If you are a general assignment reporter, most days you are pressed for time quickly moving from one story to the next. However, there are ways to dig deeper even on a tight deadline.
“I believe strongly in this idea that you can, no matter what shift you work, become an expert in something,” said Chris Vanderveen, director of reporting at KUSA 9 News in Denver.
He said that he quickly learned that it is okay to admit you don’t know something. So, he created a network of trustworthy experts on various topics he knows little about.
“Every story that I start now I call a lot of smart people. And I’ll tell them, hey, I’ve got a hunch about something. I think this is wrong. Tell me that I am wrong,” he said.
Nancy Amons is a reporter for WSMV News 4 in Nashville, Tenn. She specializes in digging deeper and following up on stories.
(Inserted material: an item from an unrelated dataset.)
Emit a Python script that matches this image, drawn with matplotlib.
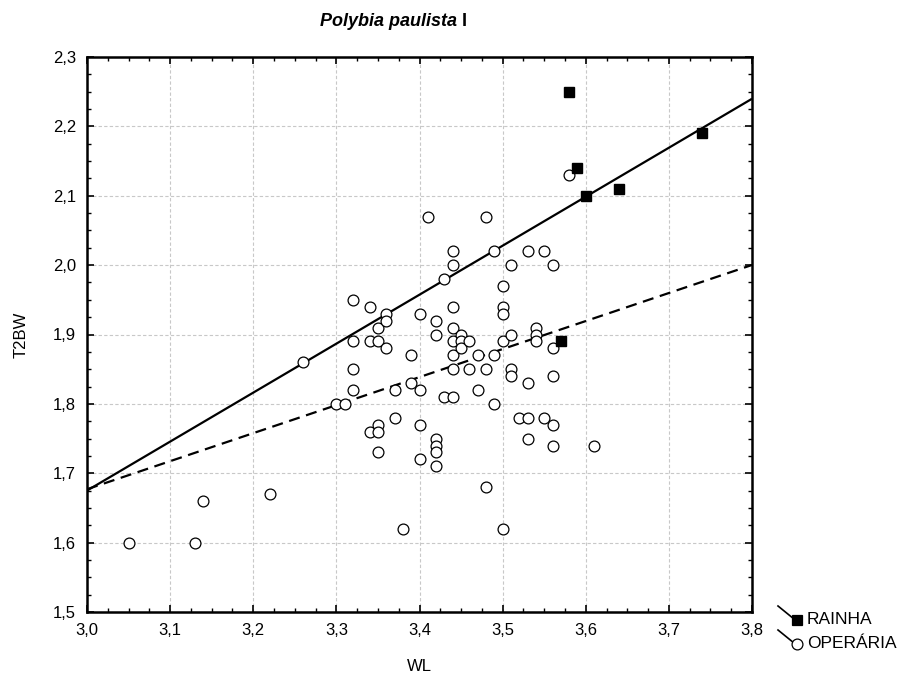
import numpy as np
import matplotlib
matplotlib.use("Agg")
import matplotlib.pyplot as plt
from matplotlib.ticker import MultipleLocator, FuncFormatter
from matplotlib.lines import Line2D

plt.rcParams['font.family'] = ['Liberation Sans', 'DejaVu Sans']

# Workers (OPERÁRIA): wing length (WL) vs T2BW
wl_operaria = [3.05, 3.13, 3.14, 3.22, 3.26, 3.30, 3.31, 3.32, 3.32, 3.32, 3.32,
               3.34, 3.34, 3.34, 3.35, 3.35, 3.35, 3.35, 3.35, 3.36, 3.36, 3.36,
               3.37, 3.37, 3.38, 3.39, 3.39, 3.40, 3.40, 3.40, 3.40, 3.41, 3.42,
               3.42, 3.42, 3.42, 3.42, 3.42, 3.43, 3.43, 3.44, 3.44, 3.44, 3.44,
               3.44, 3.44, 3.44, 3.44, 3.45, 3.45, 3.45, 3.46, 3.46, 3.47, 3.47,
               3.48, 3.48, 3.48, 3.49, 3.49, 3.49, 3.50, 3.50, 3.50, 3.50, 3.50,
               3.51, 3.51, 3.51, 3.51, 3.52, 3.53, 3.53, 3.53, 3.53, 3.54, 3.54,
               3.54, 3.55, 3.55, 3.56, 3.56, 3.56, 3.56, 3.56, 3.58, 3.61]
t2bw_operaria = [1.60, 1.60, 1.66, 1.67, 1.86, 1.80, 1.80, 1.95, 1.89, 1.85, 1.82,
                 1.94, 1.89, 1.76, 1.91, 1.89, 1.77, 1.76, 1.73, 1.93, 1.92, 1.88,
                 1.82, 1.78, 1.62, 1.87, 1.83, 1.93, 1.82, 1.77, 1.72, 2.07, 1.92,
                 1.90, 1.75, 1.74, 1.73, 1.71, 1.98, 1.81, 2.02, 2.00, 1.94, 1.91,
                 1.89, 1.87, 1.85, 1.81, 1.90, 1.89, 1.88, 1.89, 1.85, 1.87, 1.82,
                 2.07, 1.85, 1.68, 2.02, 1.87, 1.80, 1.97, 1.94, 1.93, 1.89, 1.62,
                 2.00, 1.90, 1.85, 1.84, 1.78, 2.02, 1.83, 1.78, 1.75, 1.91, 1.90,
                 1.89, 2.02, 1.78, 2.00, 1.88, 1.84, 1.77, 1.74, 2.13, 1.74]

# Queens (RAINHA)
wl_rainha = [3.57, 3.58, 3.59, 3.60, 3.64, 3.74]
t2bw_rainha = [1.89, 2.25, 2.14, 2.10, 2.11, 2.19]

# Regression lines: (intercept at WL = 3.0, slope)
fit_solid = (1.675, 0.706)
fit_dashed = (1.677, 0.404)

x_range = (3.0, 3.8)
y_range = (1.5, 2.3)

W, H = 923, 684
fig = plt.figure(figsize=(W / 100, H / 100), dpi=100)
ax = fig.add_axes([87 / W, 1 - 612 / H, (752 - 87) / W, (612 - 57) / H])

xs = np.array(x_range)
ax.plot(xs, fit_solid[0] + fit_solid[1] * (xs - 3.0), color='black', lw=1.6,
        solid_capstyle='butt', zorder=2)
ax.plot(xs, fit_dashed[0] + fit_dashed[1] * (xs - 3.0), color='black', lw=1.6,
        dashes=(5, 3), zorder=2)

ax.plot(wl_operaria, t2bw_operaria, linestyle='none', marker='o', ms=7.8,
        mfc='white', mec='black', mew=0.9, zorder=3)
ax.plot(wl_rainha, t2bw_rainha, linestyle='none', marker='s', ms=7.4,
        mfc='black', mec='black', zorder=4)

ax.set_xlim(*x_range)
ax.set_ylim(*y_range)
ax.xaxis.set_major_locator(MultipleLocator(0.1))
ax.xaxis.set_minor_locator(MultipleLocator(0.025))
ax.yaxis.set_major_locator(MultipleLocator(0.1))
ax.yaxis.set_minor_locator(MultipleLocator(0.025))
comma = FuncFormatter(lambda v, p: f"{v:.1f}".replace('.', ','))
ax.xaxis.set_major_formatter(comma)
ax.yaxis.set_major_formatter(comma)

ax.tick_params(which='both', direction='in', top=True, right=True,
               labelsize=12, color='black')
ax.tick_params(which='major', length=5, width=1.2, pad=8)
ax.tick_params(which='minor', length=3, width=1.0)
for s in ax.spines.values():
    s.set_linewidth(1.8)

ax.grid(True, which='major', color='#c8c8c8', linestyle=(0, (3, 2)), lw=0.8)
ax.set_axisbelow(True)

ax.set_xlabel('WL', fontsize=12, labelpad=15)
ax.set_ylabel('T2BW', fontsize=12, labelpad=17)

# Title: italic species name followed by an upright roman numeral
renderer = fig.canvas.get_renderer()
t_name = fig.text(0, 1 - 22 / H, 'Polybia paulista', fontsize=13,
                  fontweight='bold', style='italic', ha='left', va='center')
t_num = fig.text(0, 1 - 22 / H, 'I', fontsize=13, fontweight='bold',
                 ha='left', va='center')
w_name = t_name.get_window_extent(renderer).width
w_num = t_num.get_window_extent(renderer).width
gap = 5
x_start = 393 - (w_name + gap + w_num) / 2
t_name.set_x(x_start / W)
t_num.set_x((x_start + w_name + gap) / W)

# Legend outside the axes, lower right
def legend_entry(y_px, marker, mfc, label):
    x_m = 797
    fig.add_artist(Line2D([(x_m - 19) / W, (x_m - 3) / W],
                          [1 - (y_px - 14) / H, 1 - (y_px - 1) / H],
                          transform=fig.transFigure, color='black', lw=1.2))
    fig.add_artist(Line2D([x_m / W], [1 - y_px / H], transform=fig.transFigure,
                          marker=marker, ms=7.4 if marker == 's' else 7.8,
                          mfc=mfc, mec='black', mew=0.9, linestyle='none'))
    fig.text((x_m + 10) / W, 1 - y_px / H, label, fontsize=12.5,
             ha='left', va='center')

legend_entry(620, 's', 'black', 'RAINHA')
legend_entry(644, 'o', 'white', 'OPERÁRIA')

fig.savefig('out.png', dpi=100)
One of her strategies is to use public records and documents in everyday reporting.
“If there’s a traffic crash, what I do is I ask for the history of an intersection. If there’s a railroad derailment or somebody gets hurt or killed, I look for the history,” Amons said. “ Data can add context in a story.”
She looks for stories in audits and talks to auditors, who are great sources of information and generally happy to talk to her. She also files a lot of Freedom of Information Act (FOIA) requests, which she calls ‘the gift that keeps on giving.”
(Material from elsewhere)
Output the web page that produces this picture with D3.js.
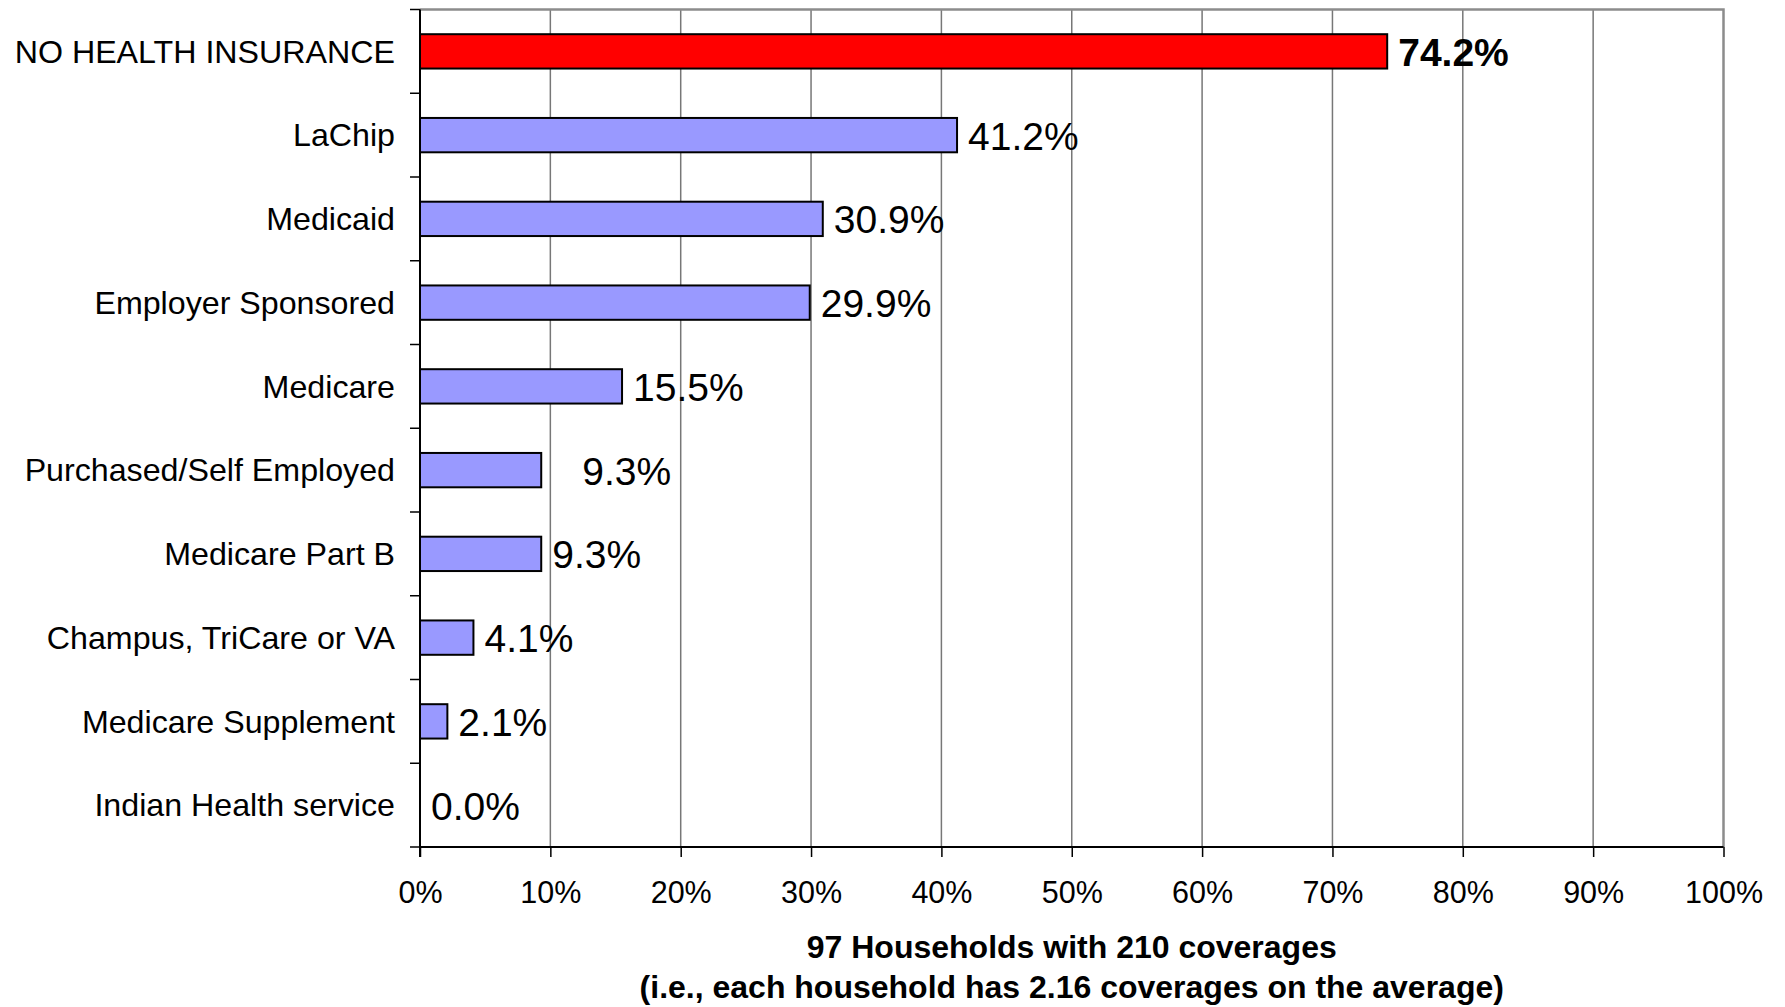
<!DOCTYPE html>
<html>
<head>
<meta charset="utf-8">
<script src="https://cdn.jsdelivr.net/npm/d3@7"></script>
<style>
  html, body { margin: 0; padding: 0; background: #fff; }
  svg { display: block; font-family: "Liberation Sans", Arial, sans-serif; }
</style>
</head>
<body>
<svg id="chart" width="1785" height="1007"></svg>
<script>
const categories = [
  "NO HEALTH INSURANCE",
  "LaChip",
  "Medicaid",
  "Employer Sponsored",
  "Medicare",
  "Purchased/Self Employed",
  "Medicare Part B",
  "Champus, TriCare or VA",
  "Medicare Supplement",
  "Indian Health service"
];
const values = [74.2, 41.2, 30.9, 29.9, 15.5, 9.3, 9.3, 4.1, 2.1, 0.0];
const xTicks = [0, 10, 20, 30, 40, 50, 60, 70, 80, 90, 100];
const tickLabels = ["0%", "10%", "20%", "30%", "40%", "50%", "60%", "70%", "80%", "90%", "100%"];
const titleLines = ["97 Households with 210 coverages", "(i.e., each household has 2.16 coverages on the average)"];

const svg = d3.select("#chart");
const L = 420, R = 1723.5, T = 9.5, B = 847;

const x = d3.scaleLinear().domain([0, 100]).range([L, R]);
const y = d3.scaleBand().domain(categories).range([T, B]).paddingInner(0.59).paddingOuter(0.295);
const step = y.step();

// gridlines
svg.append("g").selectAll("line").data(xTicks.slice(1, -1)).join("line")
  .attr("x1", d => x(d)).attr("x2", d => x(d))
  .attr("y1", T).attr("y2", B)
  .attr("stroke", "#777").attr("stroke-width", 1.5);

// top & right frame (gray)
svg.append("path")
  .attr("d", `M${L},${T}H${R}V${B}`)
  .attr("fill", "none").attr("stroke", "#8c8c8c").attr("stroke-width", 2.5);

// bars
svg.append("g").selectAll("rect").data(values).join("rect")
  .attr("x", x(0))
  .attr("y", (d, i) => y(categories[i]))
  .attr("width", d => x(d) - x(0))
  .attr("height", y.bandwidth())
  .attr("fill", (d, i) => i === 0 ? "#FF0000" : "#9999FF")
  .attr("stroke", "#000").attr("stroke-width", 2)
  .style("display", d => d > 0 ? null : "none");

// axes
const xAxis = d3.axisBottom(x).tickValues(xTicks).tickFormat((d, i) => tickLabels[i]).tickSize(10).tickPadding(24);
const gx = svg.append("g").attr("transform", `translate(0,${B})`).call(xAxis);
gx.select(".domain").attr("stroke", "#000").attr("stroke-width", 2).attr("d", `M${L},0H${R}`);
gx.selectAll(".tick line").attr("stroke", "#000").attr("stroke-width", 1.5);
gx.selectAll(".tick text").attr("font-size", 30.5).attr("fill", "#000")
  .attr("font-family", "'Liberation Sans', Arial, sans-serif").attr("dy", "0.71em");

// left axis line + ticks at category boundaries
svg.append("line").attr("x1", L).attr("x2", L).attr("y1", T).attr("y2", B + 10)
  .attr("stroke", "#000").attr("stroke-width", 2);
svg.append("g").selectAll("line").data(d3.range(categories.length + 1)).join("line")
  .attr("x1", L - 10).attr("x2", L)
  .attr("y1", i => T + i * step).attr("y2", i => T + i * step)
  .attr("stroke", "#000").attr("stroke-width", 1.5);

// category labels
svg.append("g").selectAll("text").data(categories).join("text")
  .attr("x", 395)
  .attr("y", d => y(d) + y.bandwidth() / 2 + 11.3)
  .attr("text-anchor", "end")
  .attr("font-size", 32.2)
  .attr("fill", "#000")
  .text(d => d);

// value labels
const labelNudge = { "Purchased/Self Employed": 30 };
svg.append("g").selectAll("text").data(values).join("text")
  .attr("x", (d, i) => x(d) + 11 + (labelNudge[categories[i]] || 0))
  .attr("y", (d, i) => y(categories[i]) + y.bandwidth() / 2 + 14.5)
  .attr("font-size", 39)
  .attr("font-weight", (d, i) => i === 0 ? "bold" : "normal")
  .attr("fill", "#000")
  .text(d => d.toFixed(1) + "%");

// axis title
svg.append("g").selectAll("text").data(titleLines).join("text")
  .attr("x", (L + R) / 2)
  .attr("y", (d, i) => 958 + i * 40)
  .attr("text-anchor", "middle")
  .attr("font-size", 32)
  .attr("font-weight", "bold")
  .attr("fill", "#000")
  .text(d => d);
</script>
</body>
</html>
She files a variety of FOIA requests ranging from government documents to emails, texts, and even phone calls. Some of these documents could cost a lot of money, but Amons said the cost is always negotiable.
“Sometimes they want to give you the paper version, I say give me it electronically, it doesn’t cost you anything to print it,” she said.
Amons said that if you are getting ready to file a FOIA request, look online first. A lot of these documents are posted online, but they are just difficult to find. She said that one of the best tools to search is to use the advanced Google search option and to narrow the search to only government websites.
And finally, Vanderveen said that at the beginning of his career he took on too much and tried to cover stories that were too big. His advice is to just conquer one story at a time, not the entire world.
“It is ok to cover the nuance story as long as it is emblematic of something larger,” he said.
Our experts shared their views during the webinar series “Virtual TV Power Reporting” organized by the Poynter Institute.